While BP works to ramp up the collection rate, it is undertaking an effort to use hoses to extract oil and send it to a platform vessel. Wells said the hoses and cap operation would be able to capture 20,000 barrels, or 840,000 gallons, of oil per day. BP also plans to place a tighter ‘sealing valve’ over the damaged well.
As the collection effort increases, the disastrous oil slick has expanded to about 120 miles of gulf coastline and has broken into hundreds or thousands of patches of oil and is taking a worsening toll on birds and wildlife.
Complicating that cleanup and containment effort is the possibility of bad weather in the coming days. ‘The weather may become a little bit of a factor,’ Allen said. ‘We continue to watch that very, very closely.’
As the hurricane season approaches, larger vessels -- including one located in the North Sea -- also have been mobilized to provide what Allen calls a ‘more permanent’ and ‘durable solution in heavy weather,’ including the use of flexible hoses that would allow the rigs to operate in turbulent conditions.
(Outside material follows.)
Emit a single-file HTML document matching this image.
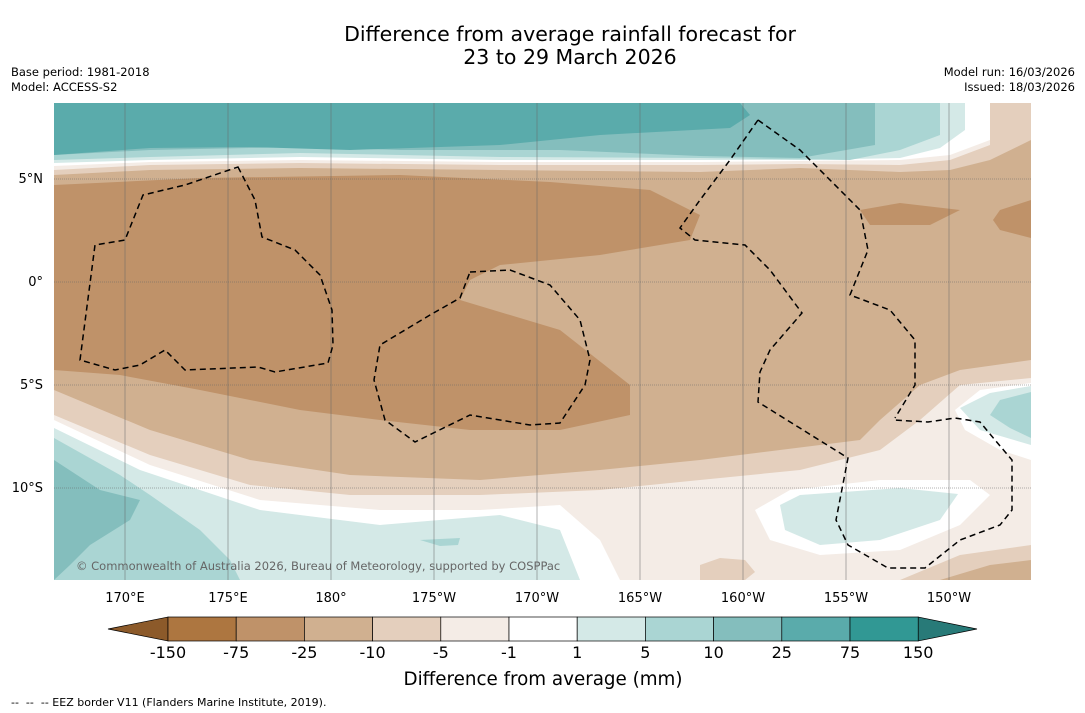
<!DOCTYPE html>
<html><head><meta charset="utf-8">
<style>
body{margin:0;background:#fff;width:1085px;height:713px;overflow:hidden;font-family:"DejaVu Sans","Liberation Sans",sans-serif;}
svg{position:absolute;left:0;top:0}
</style></head>
<body>
<svg width="1085" height="713">
<text x="570" y="41" font-size="20.5" text-anchor="middle">Difference from average rainfall forecast for</text>
<text x="570" y="64" font-size="20.5" text-anchor="middle">23 to 29 March 2026</text>
<text x="11" y="76" font-size="11.5">Base period: 1981-2018</text>
<text x="11" y="91" font-size="11.5">Model: ACCESS-S2</text>
<text x="1075" y="76" font-size="11.5" text-anchor="end">Model run: 16/03/2026</text>
<text x="1075" y="91" font-size="11.5" text-anchor="end">Issued: 18/03/2026</text>
<defs><clipPath id="mc"><rect x="54" y="103" width="977" height="477"/></clipPath></defs>
<g clip-path="url(#mc)">
<rect x="54" y="103" width="977" height="477" fill="#d0b090"/>
<path d="M54,103H1031V140L990,160L950,170L900,172L800,168L700,172L500,170L300,168L150,170L54,175Z" fill="#e4cfbd"/>
<path d="M54,103H990V145L950,160L900,165L800,164L700,165L500,165L300,163L150,165L54,170Z" fill="#f4ece6"/>
<path d="M54,103H990V140L950,155L900,160L800,161L700,162L500,162L300,160L150,162L54,166Z" fill="#fff"/>
<path d="M54,103H965V130L940,148L900,158L800,160L700,160L500,160L300,157L150,160L54,163Z" fill="#d4e9e7"/>
<path d="M54,103H940V135L900,150L850,160L700,158L500,157L300,153L150,157L54,160Z" fill="#aad5d3"/>
<path d="M54,103H875V145L800,158L700,156L560,150L400,150L300,147L150,150L54,155Z" fill="#84bebd"/>
<path d="M54,103H740L750,115L730,128L600,135L500,145L350,150L250,147L150,148L54,155Z" fill="#5aabab"/>
<path d="M54,185L200,178L400,175L550,182L650,190L700,215L690,240L600,255L500,265L470,280L460,300L560,330L630,385L630,415L560,430L470,430L380,420L300,410L200,390L120,375L54,370Z" fill="#bf9269"/>
<path d="M860,210L900,203L960,210L930,225L870,225Z" fill="#bf9269"/>
<path d="M1000,210L1031,200V238L1000,230L993,220Z" fill="#bf9269"/>
<path d="M1031,360L960,370L920,385L880,420L860,440L700,460L600,470L480,480L350,475L250,460L150,430L54,390V580H1031Z" fill="#e4cfbd"/>
<path d="M1031,378L960,385L920,420L880,450L800,470L700,480L600,490L480,495L350,495L250,485L150,455L54,415V580H1031Z" fill="#f4ece6"/>
<path d="M54,420L150,465L260,500L380,510L480,510L560,505L600,540L620,580H54Z" fill="#fff"/>
<path d="M54,428L140,470L260,510L380,525L500,515L560,530L580,580H54Z" fill="#d4e9e7"/>
<path d="M54,438L120,475L150,495L200,530L230,560L240,580H54Z" fill="#aad5d3"/>
<path d="M54,460L100,490L140,500L130,520L90,545L70,565L54,580Z" fill="#84bebd"/>
<path d="M1031,383L980,390L955,410L965,430L1000,450L1031,460Z" fill="#fff"/>
<path d="M1031,386L990,393L960,408L980,430L1031,445Z" fill="#d4e9e7"/>
<path d="M1031,392L1000,400L990,415L1010,428L1031,438Z" fill="#aad5d3"/>
<path d="M755,510L790,490L880,480L970,480L990,495L960,525L900,550L820,555L770,540Z" fill="#fff"/>
<path d="M780,505L800,495L900,488L958,494L940,520L880,540L820,545L785,530Z" fill="#d4e9e7"/>
<path d="M700,565L720,558L745,560L755,572L745,580H700Z" fill="#e4cfbd"/>
<path d="M900,580L960,555L1031,545V580Z" fill="#e4cfbd"/>
<path d="M940,580L990,565L1031,560V580Z" fill="#d0b090"/>
<path d="M420,540L460,538L458,545L440,546Z" fill="#aad5d3"/>
</g>
<g stroke="#666" stroke-width="0.5">
<line x1="125" y1="103" x2="125" y2="580"/><line x1="228" y1="103" x2="228" y2="580"/><line x1="331" y1="103" x2="331" y2="580"/><line x1="434" y1="103" x2="434" y2="580"/><line x1="537" y1="103" x2="537" y2="580"/><line x1="640" y1="103" x2="640" y2="580"/><line x1="743" y1="103" x2="743" y2="580"/><line x1="846" y1="103" x2="846" y2="580"/><line x1="949" y1="103" x2="949" y2="580"/>
<g stroke-dasharray="1,1"><line x1="54" y1="179" x2="1031" y2="179"/><line x1="54" y1="282" x2="1031" y2="282"/><line x1="54" y1="385" x2="1031" y2="385"/><line x1="54" y1="488" x2="1031" y2="488"/></g>
</g>
<g fill="none" stroke="#000" stroke-width="1.5" stroke-dasharray="6,4">
<path d="M238,167L255,200L262,237L295,250L320,275L332,310L333,345L328,363L275,372L258,367L185,370L165,350L140,365L115,370L80,360L95,245L125,240L143,195L185,185Z"/>
<path d="M470,272L510,270L550,285L580,320L590,360L585,385L560,423L530,425L470,415L415,442L385,420L374,380L380,345L430,315L460,298Z"/>
<path d="M758,120L800,150L830,180L860,210L868,250L850,295L890,310L915,340L915,385L895,418"/>
<path d="M758,120L730,160L700,200L680,228L695,240L745,245L770,270L802,313L770,350L760,372L758,402L848,458L836,520L848,545L888,568L925,568L960,540L1000,525L1012,510L1012,460L995,440L980,422L955,418L928,422L893,420"/>
</g>
<text x="76" y="570" font-size="11.5" fill="#666">© Commonwealth of Australia 2026, Bureau of Meteorology, supported by COSPPac</text>
<g font-size="13">
<text x="43" y="183" text-anchor="end">5°N</text><text x="43" y="286" text-anchor="end">0°</text><text x="43" y="389" text-anchor="end">5°S</text><text x="43" y="492" text-anchor="end">10°S</text>
</g>
<g font-size="13" text-anchor="middle">
<text x="125" y="602">170°E</text><text x="228" y="602">175°E</text><text x="331" y="602">180°</text><text x="434" y="602">175°W</text><text x="537" y="602">170°W</text><text x="640" y="602">165°W</text><text x="743" y="602">160°W</text><text x="846" y="602">155°W</text><text x="949" y="602">150°W</text>
</g>
<g id="cbar"></g>
<text x="543" y="685" font-size="18.3" text-anchor="middle">Difference from average (mm)</text>
<text x="11" y="706" font-size="11" xml:space="preserve">--  --  -- EEZ border V11 (Flanders Marine Institute, 2019).</text>
</svg>
<script>
const binColors=["#ad7640","#bf9269","#d0b090","#e4cfbd","#f4ece6","#ffffff","#d4e9e7","#aad5d3","#84bebd","#5aabab","#319894"];
const tickLabels=["-150","-75","-25","-10","-5","-1","1","5","10","25","75","150"];
const ns="http://www.w3.org/2000/svg";
const g=document.getElementById("cbar");
const x0=168,w=68.2,y0=617,h=24;
function mk(t,a){const e=document.createElementNS(ns,t);for(const k in a)e.setAttribute(k,a[k]);g.appendChild(e);return e;}
let lt=mk("polygon",{points:`108,${y0+h/2} ${x0},${y0} ${x0},${y0+h}`,fill:"#8c5a2a",stroke:"#000","stroke-width":0.7});


const xe=x0+w*binColors.length;
let rt=mk("polygon",{points:`${xe},${y0} ${xe},${y0+h} 977,${y0+h/2}`,fill:"#287a78",stroke:"#000","stroke-width":0.7});


binColors.forEach((c,i)=>{
 const r=mk("rect",{x:x0+i*w,y:y0,width:w,height:h,fill:c,stroke:"#000","stroke-width":0.7});
 
 
});
tickLabels.forEach((t,i)=>{
 const e=mk("text",{x:x0+i*w,y:658,"font-size":16,"text-anchor":"middle"});
 e.textContent=t;
 
 
});
</script>
</body></html>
Allen said he had requested multiple systems be in place, ‘so that if we lose one part of it, we can still produce at the same rate.’
Allen also said he was ‘not comfortable’ with the claims system that had been administered by BP to assist individuals and businesses dealing with the financial effects of the spill. ‘Working claims is not something that’s part of BP’s organizational competency or capacity,’ Allen said, noting that he would meet with the company later this week to oversee the process.